白衣

  剛到府中不久,就見寶林和木諾都匆忙趕回,一見到阿大的時候,都難掩激動之情。


  「程……西林哥,你回來了?」木諾有些不太相信的反問道。


  果真如那女子所說,他是他們口中的西林?阿大有些茫然,那為何一點印象都沒有?


  「他失憶了,所以不記得大家。」妙人解釋道。


  木憶一直盯著阿大看,彷彿少看一眼就會再次失去,生怕有什麼閃失。


  「在下於遇,北牧人士,三年前偶然在崖底遇到重傷的阿大,就把他給救了,奈何失血過多,他也可能是撞到了頭,遍尋多處的名醫都沒治好。今日碰巧遇到各位,你們似乎是他的舊友,如此甚好。」


  那白衣男子說的客氣,木憶全部心思都在阿大身上,反倒是寶林接過話來,「閣下仁厚,這位兄弟確實是我們尋找已久的家人,閣下對他有救命之恩,我們萬分感激。今後若是長住扶風,我即刻命人去安排。」


  「你就是扶風城的城主?」


  「正是。」


  白衣男子站起來就抱拳說道。「失敬失敬,原來是商界傳頌的扶風城城主,阿大的來頭還真不小呢。」說完輕笑起來。


  「於兄,這幾日現在府里住下,有什麼需要就儘管和管家說。至於西林,我們……」


  「我懂,阿大既然是你們的親人,自然是要團聚的。不過不可過分刺激,他曾因為刺激過大,昏迷過幾夜,切記。」於遇交待到。
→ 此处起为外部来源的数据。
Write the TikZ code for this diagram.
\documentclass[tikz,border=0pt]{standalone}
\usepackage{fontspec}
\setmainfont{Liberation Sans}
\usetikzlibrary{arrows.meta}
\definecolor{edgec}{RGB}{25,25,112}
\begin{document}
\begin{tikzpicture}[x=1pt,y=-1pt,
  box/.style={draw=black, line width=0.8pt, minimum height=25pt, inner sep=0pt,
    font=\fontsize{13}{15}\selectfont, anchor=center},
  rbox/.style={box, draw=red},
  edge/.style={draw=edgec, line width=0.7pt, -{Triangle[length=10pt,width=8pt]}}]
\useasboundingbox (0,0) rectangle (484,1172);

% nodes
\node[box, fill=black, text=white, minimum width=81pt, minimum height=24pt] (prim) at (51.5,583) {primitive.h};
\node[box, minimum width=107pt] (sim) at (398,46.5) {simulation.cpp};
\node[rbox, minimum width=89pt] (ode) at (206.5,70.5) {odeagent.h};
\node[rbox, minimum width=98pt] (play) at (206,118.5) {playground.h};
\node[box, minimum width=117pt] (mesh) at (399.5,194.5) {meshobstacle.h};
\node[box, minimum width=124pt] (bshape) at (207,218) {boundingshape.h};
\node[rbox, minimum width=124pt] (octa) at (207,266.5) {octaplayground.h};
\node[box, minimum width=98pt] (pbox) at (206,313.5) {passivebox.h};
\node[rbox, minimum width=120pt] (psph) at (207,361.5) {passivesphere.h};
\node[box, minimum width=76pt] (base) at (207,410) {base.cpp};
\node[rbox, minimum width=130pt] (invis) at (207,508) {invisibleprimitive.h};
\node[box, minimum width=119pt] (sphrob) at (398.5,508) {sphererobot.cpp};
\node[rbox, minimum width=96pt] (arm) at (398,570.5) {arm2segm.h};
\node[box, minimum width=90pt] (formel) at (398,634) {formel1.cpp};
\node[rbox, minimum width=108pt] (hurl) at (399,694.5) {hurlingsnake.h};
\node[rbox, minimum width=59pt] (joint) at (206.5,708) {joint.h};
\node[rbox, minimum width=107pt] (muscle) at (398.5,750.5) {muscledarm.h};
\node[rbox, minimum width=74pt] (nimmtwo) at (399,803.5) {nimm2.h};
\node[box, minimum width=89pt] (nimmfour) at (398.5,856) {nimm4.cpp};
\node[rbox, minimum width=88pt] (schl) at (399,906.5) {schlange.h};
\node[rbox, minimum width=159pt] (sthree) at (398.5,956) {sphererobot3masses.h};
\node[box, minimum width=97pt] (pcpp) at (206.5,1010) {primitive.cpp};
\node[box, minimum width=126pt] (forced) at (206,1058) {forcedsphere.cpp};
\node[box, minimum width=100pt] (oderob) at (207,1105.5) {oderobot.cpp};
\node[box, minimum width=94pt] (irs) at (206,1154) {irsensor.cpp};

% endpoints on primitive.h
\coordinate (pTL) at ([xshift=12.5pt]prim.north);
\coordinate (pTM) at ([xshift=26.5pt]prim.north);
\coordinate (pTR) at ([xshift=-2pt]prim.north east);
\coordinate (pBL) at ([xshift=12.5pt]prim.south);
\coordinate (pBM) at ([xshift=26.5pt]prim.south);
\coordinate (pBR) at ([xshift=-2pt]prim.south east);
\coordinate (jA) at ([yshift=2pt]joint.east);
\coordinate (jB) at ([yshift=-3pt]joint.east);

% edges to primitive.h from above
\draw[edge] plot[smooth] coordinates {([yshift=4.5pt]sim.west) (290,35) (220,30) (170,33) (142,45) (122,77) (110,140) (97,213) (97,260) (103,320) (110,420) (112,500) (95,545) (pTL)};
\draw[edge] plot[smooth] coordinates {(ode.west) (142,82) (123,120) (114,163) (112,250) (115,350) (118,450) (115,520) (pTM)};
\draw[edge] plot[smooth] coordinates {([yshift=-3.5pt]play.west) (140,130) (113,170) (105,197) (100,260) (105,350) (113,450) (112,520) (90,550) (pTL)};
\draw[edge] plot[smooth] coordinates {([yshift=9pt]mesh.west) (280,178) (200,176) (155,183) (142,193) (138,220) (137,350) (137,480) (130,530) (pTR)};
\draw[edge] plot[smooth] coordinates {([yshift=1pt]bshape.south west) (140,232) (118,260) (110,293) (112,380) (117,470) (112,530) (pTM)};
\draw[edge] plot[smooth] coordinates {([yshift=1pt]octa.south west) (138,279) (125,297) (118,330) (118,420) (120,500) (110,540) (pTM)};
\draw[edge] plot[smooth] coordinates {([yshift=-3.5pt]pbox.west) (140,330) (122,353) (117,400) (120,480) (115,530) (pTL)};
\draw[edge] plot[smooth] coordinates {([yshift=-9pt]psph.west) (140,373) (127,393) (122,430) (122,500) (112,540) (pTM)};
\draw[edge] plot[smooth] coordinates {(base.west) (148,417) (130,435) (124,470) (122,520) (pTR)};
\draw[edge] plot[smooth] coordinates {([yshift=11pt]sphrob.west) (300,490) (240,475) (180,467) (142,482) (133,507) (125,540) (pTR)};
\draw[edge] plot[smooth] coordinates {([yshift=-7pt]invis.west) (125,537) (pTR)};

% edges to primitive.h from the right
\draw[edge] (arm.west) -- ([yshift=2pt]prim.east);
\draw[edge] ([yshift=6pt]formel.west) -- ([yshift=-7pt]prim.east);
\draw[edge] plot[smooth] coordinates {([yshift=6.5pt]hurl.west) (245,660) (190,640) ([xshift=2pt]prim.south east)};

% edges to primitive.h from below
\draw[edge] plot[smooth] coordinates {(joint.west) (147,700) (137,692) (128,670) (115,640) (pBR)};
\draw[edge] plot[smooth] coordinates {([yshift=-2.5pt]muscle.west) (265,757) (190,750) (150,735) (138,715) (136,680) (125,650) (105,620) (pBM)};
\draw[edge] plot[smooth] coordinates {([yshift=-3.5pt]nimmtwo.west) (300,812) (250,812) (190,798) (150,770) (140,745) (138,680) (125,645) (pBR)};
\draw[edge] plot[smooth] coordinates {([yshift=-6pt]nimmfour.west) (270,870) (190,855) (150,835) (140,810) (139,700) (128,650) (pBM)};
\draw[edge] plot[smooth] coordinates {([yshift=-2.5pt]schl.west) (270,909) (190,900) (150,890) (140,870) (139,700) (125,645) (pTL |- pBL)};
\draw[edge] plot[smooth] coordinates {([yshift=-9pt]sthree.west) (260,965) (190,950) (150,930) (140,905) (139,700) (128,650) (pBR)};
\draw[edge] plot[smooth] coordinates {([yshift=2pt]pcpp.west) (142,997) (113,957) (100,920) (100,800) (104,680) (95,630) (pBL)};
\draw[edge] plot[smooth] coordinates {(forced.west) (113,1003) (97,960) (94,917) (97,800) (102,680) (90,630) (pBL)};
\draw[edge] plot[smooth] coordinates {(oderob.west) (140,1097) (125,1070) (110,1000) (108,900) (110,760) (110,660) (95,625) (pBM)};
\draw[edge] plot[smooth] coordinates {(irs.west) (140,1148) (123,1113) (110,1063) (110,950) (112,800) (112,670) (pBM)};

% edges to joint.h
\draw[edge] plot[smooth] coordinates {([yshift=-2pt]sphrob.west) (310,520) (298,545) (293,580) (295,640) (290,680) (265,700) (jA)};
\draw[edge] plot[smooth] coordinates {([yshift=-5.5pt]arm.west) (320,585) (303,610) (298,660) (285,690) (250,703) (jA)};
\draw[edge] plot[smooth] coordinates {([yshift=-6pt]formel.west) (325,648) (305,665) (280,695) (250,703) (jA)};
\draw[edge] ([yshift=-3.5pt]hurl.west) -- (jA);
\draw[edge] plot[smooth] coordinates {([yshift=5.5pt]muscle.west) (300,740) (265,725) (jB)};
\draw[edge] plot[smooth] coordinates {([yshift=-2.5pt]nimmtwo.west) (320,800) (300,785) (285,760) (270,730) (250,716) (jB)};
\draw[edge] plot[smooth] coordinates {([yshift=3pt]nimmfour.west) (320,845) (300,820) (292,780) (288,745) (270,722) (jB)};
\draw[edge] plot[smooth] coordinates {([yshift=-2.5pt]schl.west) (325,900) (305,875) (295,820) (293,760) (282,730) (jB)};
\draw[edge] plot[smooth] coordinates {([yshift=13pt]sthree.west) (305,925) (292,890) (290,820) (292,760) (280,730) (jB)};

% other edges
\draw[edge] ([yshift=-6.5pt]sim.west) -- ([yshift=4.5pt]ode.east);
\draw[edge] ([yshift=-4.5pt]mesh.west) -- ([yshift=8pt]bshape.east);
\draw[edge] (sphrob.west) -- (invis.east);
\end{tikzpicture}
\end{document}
  「昏迷?於兄放心,我們自然會照顧好西林的。」寶林帶著於遇還有不情願的小童離開客廳,往客房走去,妙人和木諾見此也帶著其他人離開。


  整個屋子只剩他兩人。「西林……你當真不記得我了嗎?」


  阿大皺著眉頭搖搖,木憶記著剛剛於遇說的話,雖然失望卻不敢過多刺激,「那你可否願意讓我為之施針治病?」


  「治病?你懂醫術?」


  「自然。」


  「能讓我恢復記憶?」


  「我也要試試看才知道。」


  「好。若真如你所說,我是西林,那我想記起所有的事情來。」


  木憶有些開心,雖然西林記不得她,但對她並不排斥,木氏金針加上平日調理,她有信心,一定會把他治好。
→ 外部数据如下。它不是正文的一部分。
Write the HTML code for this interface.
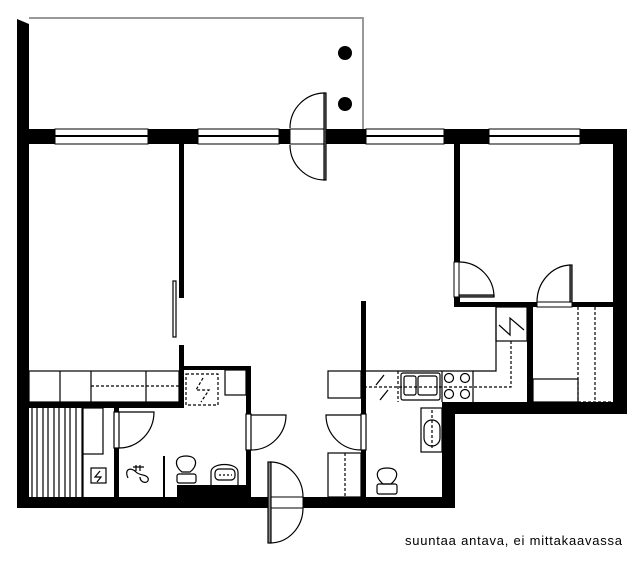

  治療從第二天開始,每隔七天,木憶就為他施針一次,次次都排出不少汗,但西林沒有任何改善,依然想不起來事情。


  兩個月過去了,木憶仍舊在調整治療的方式,一直以為西林的失憶和腦子裡有血塊有關,所以治療方法大多和祛血瘀有關,然後某天妙人的一句話倒是提醒了她:木氏金針名動天下,從來沒有兩月過後還一點進度都沒有的病人。


  如果說他的失憶並非血瘀,那……


  自那日起,木憶就重新研究起西林的失憶。


  不是血瘀,沒有封穴,他不像是失憶,反倒是想被人洗去了記憶般。


  於遇說在崖底救的他,頭撞傷了,可為何他身上有箭傷、刀傷,各種創口,唯獨腦袋上沒有找到。


  難道說,於遇在騙她?

  想到這裡,木憶不寒而慄,或許西林的失憶和他有關。


  「於遇……」木憶咬牙切齒的念出這個名字,多日的治療白費心思不說,若西林的記憶真的是被強行洗去,那她想要恢復可就難上加難了。
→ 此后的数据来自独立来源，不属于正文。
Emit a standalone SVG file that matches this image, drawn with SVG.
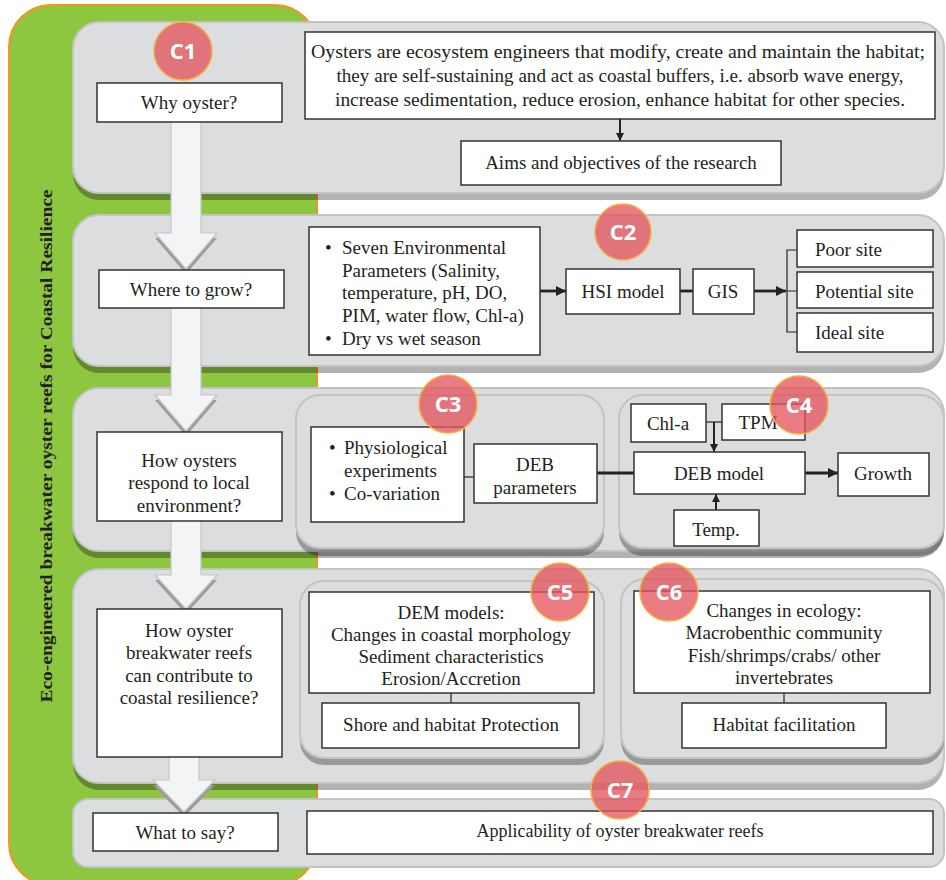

  「碰……」一聲巨響之下,木憶的思緒被打斷了,「發生了什麼事?」


  沒人回復,整個府里安靜如斯,於遇!定然是他!

  木憶衝出門后,直奔於遇的房裡去,只見已經人去樓空,留下一封信,寥寥數字:速到宜都,自有人找。


  沒有落款,但想想也知道必然是於遇留下的,果然西林的失憶和他有直接關係,想到剛剛那一聲巨響,糟了,妙人嫂嫂和兩個幼侄。


  跑到妙人的房裡,果然,只有被迷倒的丫鬟乳娘,平日里正在午睡的三人齊齊不見了,


  「於遇!」顧不得多想,木憶拿上信封就奔玲瓏閣而去。


  玲瓏閣內,寶林正在聽先生對賬,見木憶匆匆跑來,臉色十分不虞,趕忙問到:「怎麼了?跑的這般著急。」


  木憶把手裡的信交給寶林,邊說道妙人母子三人和西林,於遇一行人消失的事情。


  「碰」木質的桌子被寶林硬生生的砸碎一角。


  「走!」一想到母子三人都當作人質,寶林就心疼不已。妙人不會武功,而兩個孩子還那麼小,都怪自己,怎的會信這於遇,還把他奉為上賓。


  「怎麼回事?」


  「我剛剛發現,西林的記憶不是摔到腦子沒的,而是被人硬洗掉的,本打算告訴你們,結果就聽院子里一聲巨響,然後他們就一起消失了。」


  「巨響?」


  「對。可我四處看了,沒發現什麼異樣。」


  」阿嫵,你去找阿諾,我去封了城門,看於遇哪裡跑?「


  」好!「木憶點點頭,就朝著另一方向跑去。